GUEST BLOGGER: Mary Gear.
Bill asked me to write the blog this week to address the change in our service for December 10. There is much on my mind and in my heart these days; I’m sure this is true for many of us.
As we enter the holiday season, I love to recall the times as a child in my Granny’s kitchen. It was where good things happened—food and otherwise. As the women of my family gathered to prepare the feast—it was always a feast at holiday time—they would talk, tell stories, and remember. It is one of the places where I learned what it meant to be a woman in our culture, or in that culture, anyway.
As a child, I remember that some conversations took place in whispers; women lowered their voices as they noticed the presence of young ears. They told tales of women wronged by men, sometimes neighbors or friends, sometimes family members, always told in hushed tones. It is where I learned that these things are not to be said out loud, if they are to be said at all.
As we enter this holiday season, many women are no longer sharing their stories in whispered tones, they are telling their truth to family and friends, sharing their stories on social media, reaching out to other women, and reaching out for help. Many are telling their story for the first time. Women who have suffered sexual harassment and sexual violence are speaking out, being heard, and being believed.
Calls to crisis lines have skyrocketed as more women reach out to ask that their story be heard, and others re-live the trauma from previous disclosures. There is a collective shouting of the truth of women’s lives–a truth that includes sexual harassment and sexual violence; a truth that includes being shamed and blamed; a truth that includes feelings of sadness and rage, fear and relief, vulnerability and hope.
We know that there are many more stories out there, some that may never be told. We know that the stories of women of color are not equally represented, either in the telling, the hearing, or the believing. While this might feel like a watershed moment, there is much work yet to be done.
We gather in worship on Sunday mornings to hold up that which we value. On Sunday, December 10, we will intentionally center women’s voices. We, the women working together to create this service, have named this service “I Believe You.” Our hope is to hold space for women to speak their truth and be heard, for all feelings to be acknowledged, and to explore what Unitarian Universalists are called to be and do at this time.
After each service, we will offer space for anyone who wishes to reflect on the service. Each space will be held by a minister as we offer support to each other.
Parents, please know that we will be speaking directly and openly of things that may not be appropriate for young children. Of course, you decide what is best for your family. If you’d like help in how to talk to your children about sexual violence, please reach out to Cathy Cartwright-Chow or Nicole Bowmer.

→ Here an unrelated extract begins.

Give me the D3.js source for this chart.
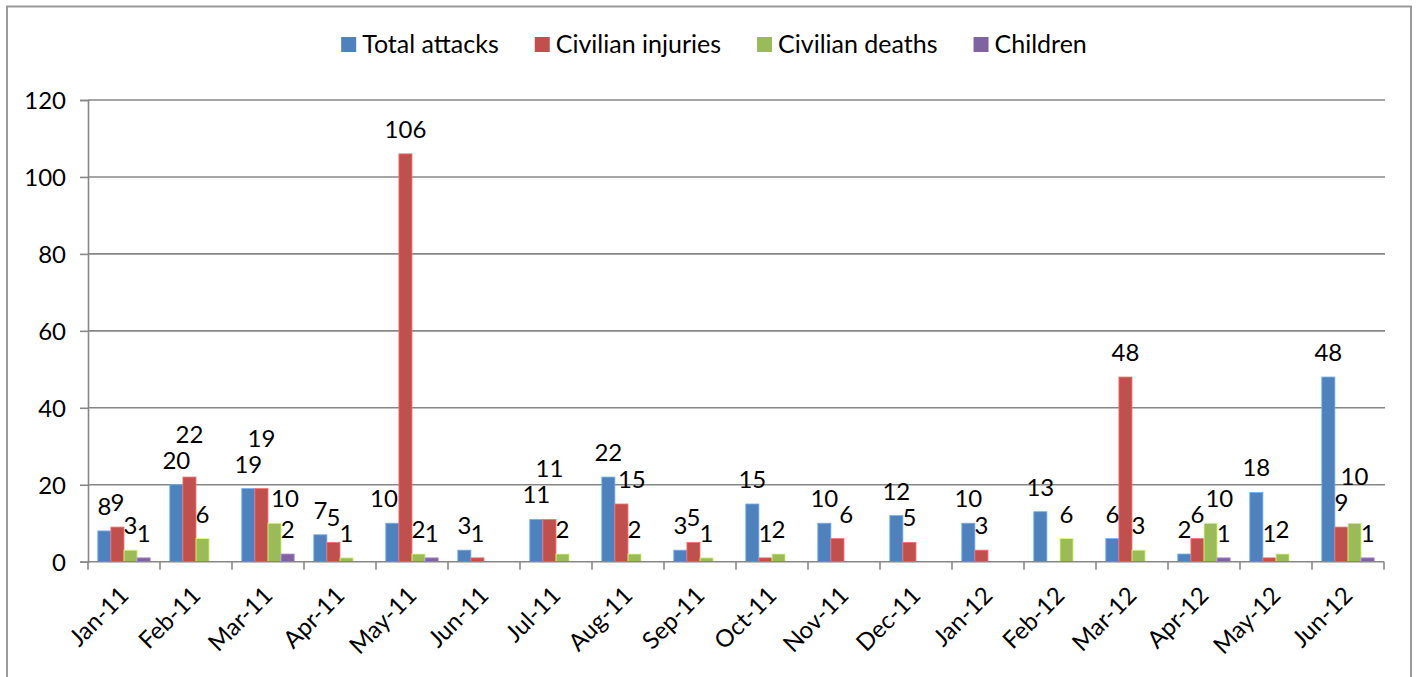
<!DOCTYPE html>
<html>
<head>
<meta charset="utf-8">
<script src="https://cdn.jsdelivr.net/npm/d3@7/dist/d3.min.js"></script>
<style>
  body { margin: 0; background: #fff; }
  text { font-family: Lato, "Open Sans", sans-serif; }
</style>
</head>
<body>
<div id="chart"></div>
<script>
// data
var months = ["Jan-11", "Feb-11", "Mar-11", "Apr-11", "May-11", "Jun-11", "Jul-11", "Aug-11", "Sep-11",
              "Oct-11", "Nov-11", "Dec-11", "Jan-12", "Feb-12", "Mar-12", "Apr-12", "May-12", "Jun-12"];
var seriesNames = ["Total attacks", "Civilian injuries", "Civilian deaths", "Children"];
var totalAttacks     = [8, 20, 19, 7, 10, 3, 11, 22, 3, 15, 10, 12, 10, 13, 6, 2, 18, 48];
var civilianInjuries = [9, 22, 19, 5, 106, 1, 11, 15, 5, 1, 6, 5, 3, 0, 48, 6, 1, 9];
var civilianDeaths   = [3, 6, 10, 1, 2, 0, 2, 2, 1, 2, 0, 0, 0, 6, 3, 10, 2, 10];
var children         = [1, 0, 2, 0, 1, 0, 0, 0, 0, 0, 0, 0, 0, 0, 0, 1, 0, 1];
var yTicks = [0, 20, 40, 60, 80, 100, 120];
var colors = ["#4F81BD", "#C0504D", "#9BBB59", "#8064A2"];

var seriesValues = [totalAttacks, civilianInjuries, civilianDeaths, children];

var W = 1419, H = 677;
var plotLeft = 88, plotRight = 1384, plotTop = 100, plotBottom = 561.7;
var fs = 24;

var svg = d3.select("#chart").append("svg")
    .attr("width", W).attr("height", H);

svg.append("rect").attr("width", W).attr("height", H).attr("fill", "#fff");

// chart frame (bottom edge is off the picture)
svg.append("rect")
    .attr("x", 7).attr("y", 6.5)
    .attr("width", 1404).attr("height", 720)
    .attr("fill", "none").attr("stroke", "#9a9a9a").attr("stroke-width", 2);

var x0 = d3.scaleBand().domain(months).range([plotLeft, plotRight]).padding(0);
var x1 = d3.scaleBand().domain(d3.range(4)).range([0, x0.bandwidth()]).paddingInner(0).paddingOuter(0.75);
var y = d3.scaleLinear().domain([0, 120]).range([plotBottom, plotTop]);

// gridlines
svg.append("g").selectAll("line")
    .data(yTicks.slice(1))
    .enter().append("line")
    .attr("x1", plotLeft).attr("x2", plotRight + 1)
    .attr("y1", function(d) { return y(d); })
    .attr("y2", function(d) { return y(d); })
    .attr("stroke", "#878787").attr("stroke-width", 1.6);

// y axis
var yAxis = svg.append("g")
    .attr("transform", "translate(" + plotLeft + ",0)")
    .call(d3.axisLeft(y).tickValues(yTicks).tickSize(8).tickPadding(14));
yAxis.select(".domain").attr("stroke", "#878787").attr("stroke-width", 1.6);
yAxis.selectAll(".tick line").attr("stroke", "#878787").attr("stroke-width", 1.6);
yAxis.selectAll(".tick text")
    .attr("font-size", fs).attr("font-family", "Lato").attr("fill", "#000").attr("dy", "0.36em");

// bars
var groups = svg.append("g").selectAll("g")
    .data(months)
    .enter().append("g")
    .attr("transform", function(d) { return "translate(" + x0(d) + ",0)"; });

groups.selectAll("rect")
    .data(function(d, i) { return seriesValues.map(function(s, k) { return { k: k, v: s[i] }; }); })
    .enter().append("rect")
    .attr("x", function(d) { return x1(d.k); })
    .attr("y", function(d) { return y(d.v); })
    .attr("width", x1.bandwidth())
    .attr("height", function(d) { return plotBottom - y(d.v); })
    .attr("fill", function(d) { return colors[d.k]; })
    .attr("stroke", function(d) { return d3.color(colors[d.k]).brighter(0.9); })
    .attr("stroke-width", 0.8);

// x axis
var xAxis = svg.append("g")
    .attr("transform", "translate(0," + plotBottom + ")");
xAxis.append("line")
    .attr("x1", plotLeft).attr("x2", plotRight)
    .attr("stroke", "#878787").attr("stroke-width", 1.6);
xAxis.selectAll("line.tk")
    .data(months.concat(["end"]))
    .enter().append("line").attr("class", "tk")
    .attr("x1", function(d, i) { return plotLeft + i * x0.step(); })
    .attr("x2", function(d, i) { return plotLeft + i * x0.step(); })
    .attr("y1", 0).attr("y2", 8)
    .attr("stroke", "#878787").attr("stroke-width", 1.6);
svg.append("g").selectAll("text")
    .data(months)
    .enter().append("text")
    .attr("transform", function(d) {
        return "translate(" + (x0(d) + x0.bandwidth() / 2 + 6) + "," + 597 + ") rotate(-45)";
    })
    .attr("text-anchor", "end")
    .attr("font-size", fs)
    .text(function(d) { return d; });

// data labels: above the bar, nudged when they run into a bar or another label
var labelLayer = svg.append("g");
var capH = 16;
months.forEach(function(m, i) {
    var gx = x0(m);
    var bars = seriesValues.map(function(s, k) {
        return { x0: gx + x1(k), x1: gx + x1(k) + x1.bandwidth(), top: y(s[i]), v: s[i] };
    });
    var placed = [];
    bars.forEach(function(b, k) {
        if (!b.v) return;
        var t = labelLayer.append("text")
            .attr("font-size", fs).attr("text-anchor", "middle")
            .text(b.v);
        var w = t.node().getComputedTextLength() - 2;
        var cx = (b.x0 + b.x1) / 2;
        var base = b.top - 16;
        bars.forEach(function(o, j) {
            if (j === k) return;
            var lx0 = cx - w / 2, lx1 = cx + w / 2;
            if (lx1 > o.x0 + 0.5 && lx0 < o.x1 - 0.5 && base > o.top) {
                if (j < k) cx = o.x1 + 4 + w / 2;
                else cx = o.x0 - 2 - w / 2;
            }
        });
        var moved = true;
        while (moved) {
            moved = false;
            placed.forEach(function(p) {
                var ox = Math.min(cx + w / 2, p.cx + p.w / 2) - Math.max(cx - w / 2, p.cx - p.w / 2);
                var oy = Math.min(base, p.base) - Math.max(base - capH, p.base - capH);
                if (ox > 0 && oy > 6) { base = p.base - capH - 10; moved = true; }
                else if (ox > 0 && oy > -2) { cx += ox + 3; moved = true; } // only grazing: slide right
            });
        }
        placed.push({ cx: cx, w: w, base: base });
        t.attr("x", cx).attr("y", base);
    });
});

// legend
var legend = svg.append("g");
var cursor = 0;
seriesNames.forEach(function(n, k) {
    var g = legend.append("g");
    g.append("rect").attr("width", 15).attr("height", 15).attr("y", -8).attr("fill", colors[k]);
    var t = g.append("text").attr("x", 21).attr("y", 8).attr("font-size", fs + 1).text(n);
    var tw = t.node().getComputedTextLength();
    g.attr("transform", "translate(" + cursor + ",0)");
    cursor += 21 + tw + 36;
});
cursor -= 36;
legend.attr("transform", "translate(" + (714 - cursor / 2) + ",45)");
</script>
</body>
</html>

For all who have experienced sexual violence in any form, we do not intend to traumatize you further. It is for you to decide if this service is right for you to attend at this time. If you need support, we hope that you will reach out to one of us or elsewhere in your support system. Here are a couple of resources: Call To Safety or National Coalition Against Domestic Violence
A Music & Worship service was originally scheduled for December 10. Many thanks to members of the Unitarian Choir and Music Director, DeReau Farrar for their flexibility as we re-scheduled this service for January 14.
You might ask why we would choose to address an issue like this during the holiday season. Just like in my Granny’s kitchen, stories of patriarchy and misogyny are present during the holidays, in our sanctuary, and in our lives. Women will bring these stories and feelings to the holiday table, just as they do to every meal, every day. When we sing, “Come, come whoever you are,” we invite the fullness and wholeness of every person, including the stories that are painful and deep. It is how we welcome: with open arms, open hearts, and voices that say clearly, “I believe you.”